The concert was at Christmastime in an old church. Candles, stained glass, and the first song was so beautiful I could actually feel it passing through my body, slowing my heart beat, relaxing my soul – one of those rare moments when all is calm, all is bright.

After the last chord from the organ, the sound was just echoing through us. We were holding our breath, savoring the reverb. And then, in that gorgeous stillness, we heard: ARRHH-ARRHH-ARRHH.

From the street outside, a car alarm – a blaring, old-school car alarm. The audience laughed and the organist played on, but in the quiet movements, you could still hear it. We sang a carol; there it was: it wasn’t stopping till it drained the car-battery. The music was glorious, but that alarm clashed hard.

For me, Christmas is the most wonderful time of the year. School nativities and human cheer, searching for stars in a midnight clear. So I’m thrilled that we’re switching on Radio2 Christmas today. Come on, Mariah! All I want for Christmas is you.

But amidst all that joy and cheer, alarms are still sounding: children in poverty, unending war. Grief, money trouble, mental health struggles. One Christmas, my own depression was so deep, I couldn’t sing a note.

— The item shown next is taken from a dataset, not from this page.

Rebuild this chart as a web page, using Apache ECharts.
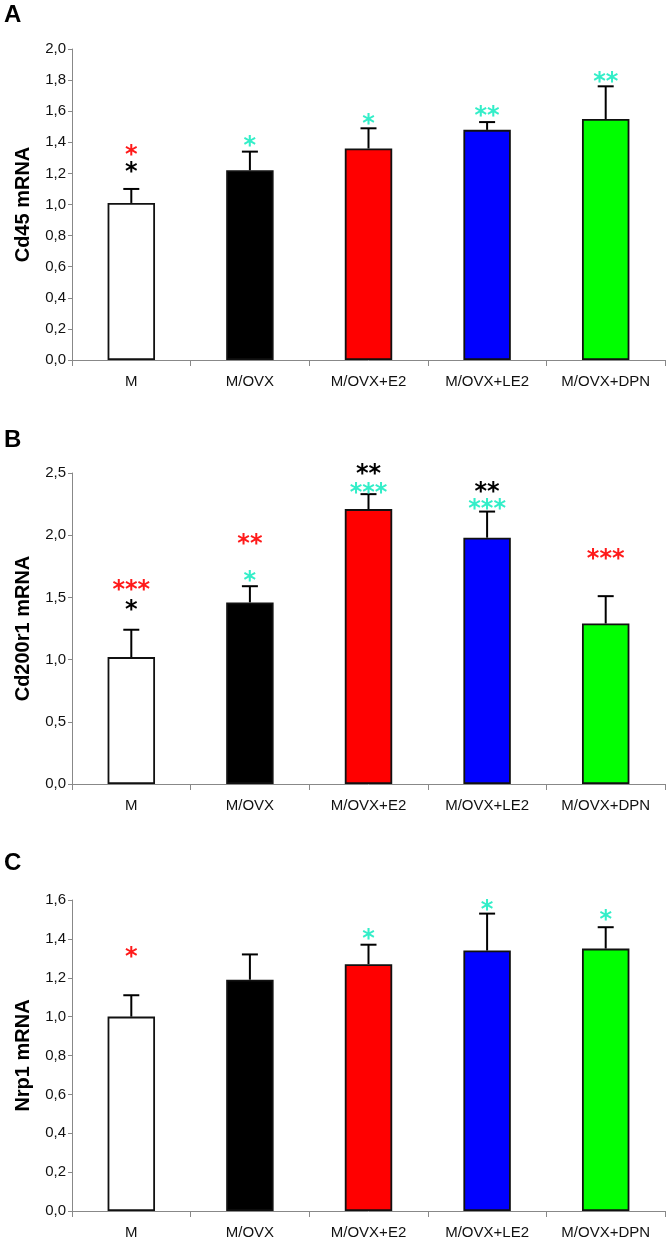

And it’s tempting to drown out those alarms with festive noise, to numb ourselves and pretend we don’t hear them. But many Christmas carols invite us to do the exact opposite: to tune our ears to the suffering, to remember peace and kindness aren’t just feelings – they’re a way of life.

In the Bible, those alarms? They’re called prophets. They cry out for justice because none of us are okay until we all are.

At the end of that concert, the organist sat down for an encore. We waited, in silence—well, except for ARRHH-ARRHH-ARRHH. But the organist listened to that alarm – and then he wove it into something extraordinary. He improvised a whole new song around it, adding harmony and transforming it into something strangely-beautiful.

This season, Radio2 family, can we do the same? And try to hold the joy and pain together, the discord of the world and the harmony, so we can really hear that promised miracle song: O Holy Night, when every soul feels it worth – and all oppression shall cease.